Percebemos que estamos envelhecendo quando falamos dos anos 1980 e 1990 como se fossem ontem. A excelente banda mineira Skank é um exemplo. A rapaziada, hoje na faixa dos “enta”, ainda em plena forma física e musical, diga-se, faz parte da minha geração: os tiozões (sorry, Henrique e companhia!!).

Uma das músicas que mais gosto chama-se “Indignação”. Samuel Rosa e Chico Amaral acertaram na mosca! O trecho “a nossa indignação é uma mosca sem asas; não ultrapassa as janelas de nossas casas” é de uma precisão ímpar. Nua e crua. E triste. Muito triste. A cada grande tragédia nacional, ela nos lembra o país de “zerda” que somos.

Quando o garoto João Hélio, com apenas seis aninhos de vida, morreu em 2007 após ser arrastado por quilômetros, preso ao cinto de segurança do carro em que estava e que fora roubado, o Brasil “parou” chocado, sentido, atordoado… indignado. Dessa vez, acreditávamos, tudo iria mudar. Não era mais possível suportar tanta violência.

Quatro anos antes, em 2003, um caso já havia despertado a mesma indignação nacional. Um casal de jovens fora violentado e morto por um menor de idade, apelidado de Champinha. À época, tamanhas violência e crueldade trouxeram à tona o debate sobre punição ao que hoje se chama “adolescente em conflito com a lei”. Menor infrator é politicamente incorreto.

Em 2015, numa manhã de novembro, o Brasil assistiu – indignado! – a uma barragem romper em Mariana, Minas Gerais, causando o maior desastre ambiental do País. Dezenas de mortos, centenas de feridos, milhares de desabrigados. Apesar de superlativo, nada de muito diferente do que ocorre todos os anos, nas encostas povoadas, durante as chuvas de verão.

Quatro anos depois, em 2019, uma tragédia ainda maior, também com uma barragem, com a mesma empresa e no mesmo Estado, mas com um número ainda mais assustador de mortos e desaparecidos. O Brasil, indignado como sempre, prometia não admitir, não aceitar mais esse tipo de catástrofe. Tsc, tsc, tsc. Soa como um disco arranhado de 2015.

Se meu tempo não fosse curto, este espaço limitado e sua paciência, leitor(a) amigo(a), escassa, eu poderia trazer mais uma penca de “causos” tristes que indignaram (será?) os brasileiros. Casos de corrupção, então, nem é bom começar. Você está indignado(a) com os superfaturamentos durante essa maldita pandemia de coronavírus? Bobinho(a)…

Pois saiba que tal prática é recorrente no Brasil, há décadas. Pouco importa a tragédia da ocasião. Pode ser superfaturamento de carro-pipa no sertão nordestino; de remédio para dengue no Rio de Janeiro; de merenda escolar no interior de São Paulo; ou de material de construção para os desabrigados pelas tempestades em Santa Catarina.

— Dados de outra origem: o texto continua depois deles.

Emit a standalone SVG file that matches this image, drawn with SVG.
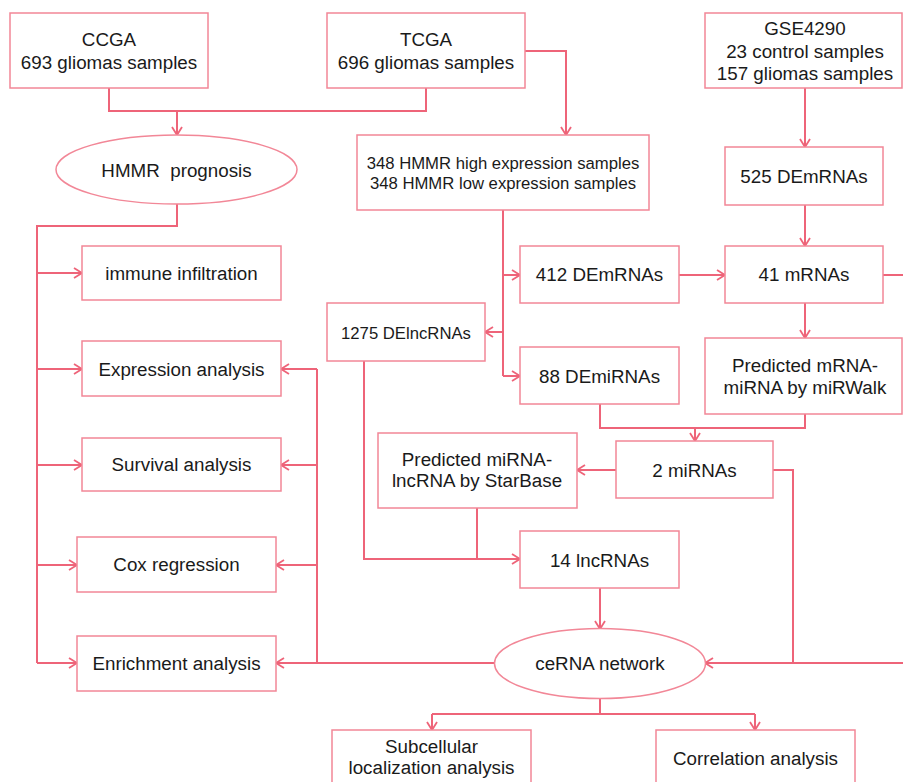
<svg xmlns="http://www.w3.org/2000/svg" width="903" height="782" viewBox="0 0 903 782">
<defs>
<style>
.box{fill:#fff;stroke:#F28797;stroke-width:1.5}
.t{font-family:"Liberation Sans",Arial,sans-serif;font-size:18.8px;fill:#1a1a1a;text-anchor:middle}
.s{font-size:16.7px}
.c{fill:none;stroke:#EE6479;stroke-width:2}
.a{marker-end:url(#arr)}
</style>
<marker id="arr" markerUnits="userSpaceOnUse" markerWidth="12" markerHeight="12" viewBox="0 0 12 12" refX="9" refY="6" orient="auto">
<path d="M1,1 L9,6 L1,11" fill="none" stroke="#EE6479" stroke-width="1.8"/>
</marker>
</defs>
<rect width="903" height="782" fill="#fff"/>
<g id="connectors">
<path class="c" d="M109,88 V111 H426 V88"/>
<path class="c a" d="M177,111 V135"/>
<path class="c a" d="M525,51 H566 V135"/>
<path class="c" d="M177,204 V226 H37 V663"/>
<path class="c a" d="M37,273 H82"/>
<path class="c a" d="M37,369 H82"/>
<path class="c a" d="M37,465 H82"/>
<path class="c a" d="M37,565 H77"/>
<path class="c a" d="M37,663 H77"/>
<path class="c a" d="M805,88 V147"/>
<path class="c a" d="M805,205 V246"/>
<path class="c" d="M883,275 H903"/>
<path class="c a" d="M679,275 H725"/>
<path class="c" d="M503,210 V376"/>
<path class="c a" d="M503,275 H520"/>
<path class="c a" d="M503,332 H485"/>
<path class="c a" d="M503,376 H520"/>
<path class="c a" d="M805,303 V338"/>
<path class="c" d="M600,404 V428 H805 V414"/>
<path class="c a" d="M695,428 V441"/>
<path class="c a" d="M616,470 H577"/>
<path class="c" d="M773,470 H793 V663"/>
<path class="c a" d="M903,663 H705"/>
<path class="c a" d="M364,361 V559 H520"/>
<path class="c" d="M477,508 V559"/>
<path class="c a" d="M600,588 V629"/>
<path class="c a" d="M494,663 H276"/>
<path class="c" d="M317,663 V369"/>
<path class="c a" d="M317,369 H281"/>
<path class="c a" d="M317,465 H281"/>
<path class="c a" d="M317,565 H276"/>
<path class="c" d="M600,698 V714"/>
<path class="c" d="M432,714 H755"/>
<path class="c a" d="M432,714 V730"/>
<path class="c a" d="M755,714 V730"/>
</g>
<g id="ccga"><rect class="box" x="10" y="13" width="198" height="75"/><text class="t" x="109" y="46">CCGA</text><text class="t" x="109" y="69">693 gliomas samples</text></g>
<g id="tcga"><rect class="box" x="327" y="13" width="198" height="75"/><text class="t" x="426" y="46">TCGA</text><text class="t" x="426" y="69">696 gliomas samples</text></g>
<g id="gse"><rect class="box" x="705" y="13" width="197" height="75"/><text class="t" x="805" y="35">GSE4290</text><text class="t" x="805" y="57.5">23 control samples</text><text class="t" x="805" y="80">157 gliomas samples</text></g>
<g id="hmmr"><ellipse class="box" cx="176.5" cy="169.5" rx="120.5" ry="34.5"/><text class="t" x="176.5" y="176.5" xml:space="preserve">HMMR  prognosis</text></g>
<g id="split"><rect class="box" x="357" y="135" width="292" height="75"/><text class="t s" x="503" y="168.5">348 HMMR high expression samples</text><text class="t s" x="503" y="188.5">348 HMMR low expression samples</text></g>
<g id="de525"><rect class="box" x="725" y="147" width="158" height="58"/><text class="t" x="804" y="182.5">525 DEmRNAs</text></g>
<g id="immune"><rect class="box" x="82" y="246" width="199" height="54"/><text class="t" x="181.5" y="280">immune infiltration</text></g>
<g id="expr"><rect class="box" x="82" y="341" width="199" height="55"/><text class="t" x="181.5" y="375.5">Expression analysis</text></g>
<g id="surv"><rect class="box" x="82" y="438" width="199" height="53"/><text class="t" x="181.5" y="470.7">Survival analysis</text></g>
<g id="cox"><rect class="box" x="77" y="537" width="199" height="55"/><text class="t" x="176.5" y="571">Cox regression</text></g>
<g id="enrich"><rect class="box" x="77" y="636" width="199" height="55"/><text class="t" x="176.5" y="670">Enrichment analysis</text></g>
<g id="de412"><rect class="box" x="520" y="246" width="159" height="57"/><text class="t" x="599.5" y="281.3">412 DEmRNAs</text></g>
<g id="m41"><rect class="box" x="725" y="246" width="158" height="57"/><text class="t" x="804" y="281.3">41 mRNAs</text></g>
<g id="lnc1275"><rect class="box" x="327" y="303" width="158" height="58"/><text class="t s" x="406" y="338.5">1275 DElncRNAs</text></g>
<g id="mi88"><rect class="box" x="520" y="347" width="159" height="57"/><text class="t" x="599.5" y="382.7">88 DEmiRNAs</text></g>
<g id="mirwalk"><rect class="box" x="705" y="338" width="197" height="76"/><text class="t" x="805" y="371.7">Predicted mRNA-</text><text class="t" x="805" y="394">miRNA by miRWalk</text></g>
<g id="mi2"><rect class="box" x="616" y="441" width="157" height="57"/><text class="t" x="694.5" y="476.7">2 miRNAs</text></g>
<g id="starbase"><rect class="box" x="378" y="433" width="199" height="75"/><text class="t" x="477" y="465.7">Predicted miRNA-</text><text class="t" x="477" y="487.3">lncRNA by StarBase</text></g>
<g id="lnc14"><rect class="box" x="520" y="531" width="159" height="57"/><text class="t" x="599.5" y="566.7">14 lncRNAs</text></g>
<g id="cerna"><ellipse class="box" cx="600" cy="663.5" rx="105.5" ry="35"/><text class="t" x="600" y="670">ceRNA network</text></g>
<g id="subcell"><rect class="box" x="332" y="730" width="199" height="60"/><text class="t" x="431.5" y="753.3">Subcellular</text><text class="t" x="431.5" y="774.3">localization analysis</text></g>
<g id="corr"><rect class="box" x="656" y="730" width="199" height="60"/><text class="t" x="755.5" y="765">Correlation analysis</text></g>
</svg>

A “nossa indignação” da vez é com o caso da garotinha de dez anos, estuprada pelo tio desde os seis, que engravidou e foi submetida a um aborto. Indignação pela violência e pelo comportamento selvagem de vagabundos imorais que tentaram impedir o procedimento médico, autorizado pela Justiça. E não é para se indignar? É. Mas…

“A nossa indignação é uma mosca sem asas; não ultrapassa as janelas de nossas casas”.

Por falar nisso, quem é mesmo que está indignado com as mais de cem mil mortes pela Covid-19?

Viu? Eu não disse? Ou melhor, o Skank não disse?

“Eu fiquei indignado. Ele ficou indignado. A massa indignada. Duro de tão indignado.”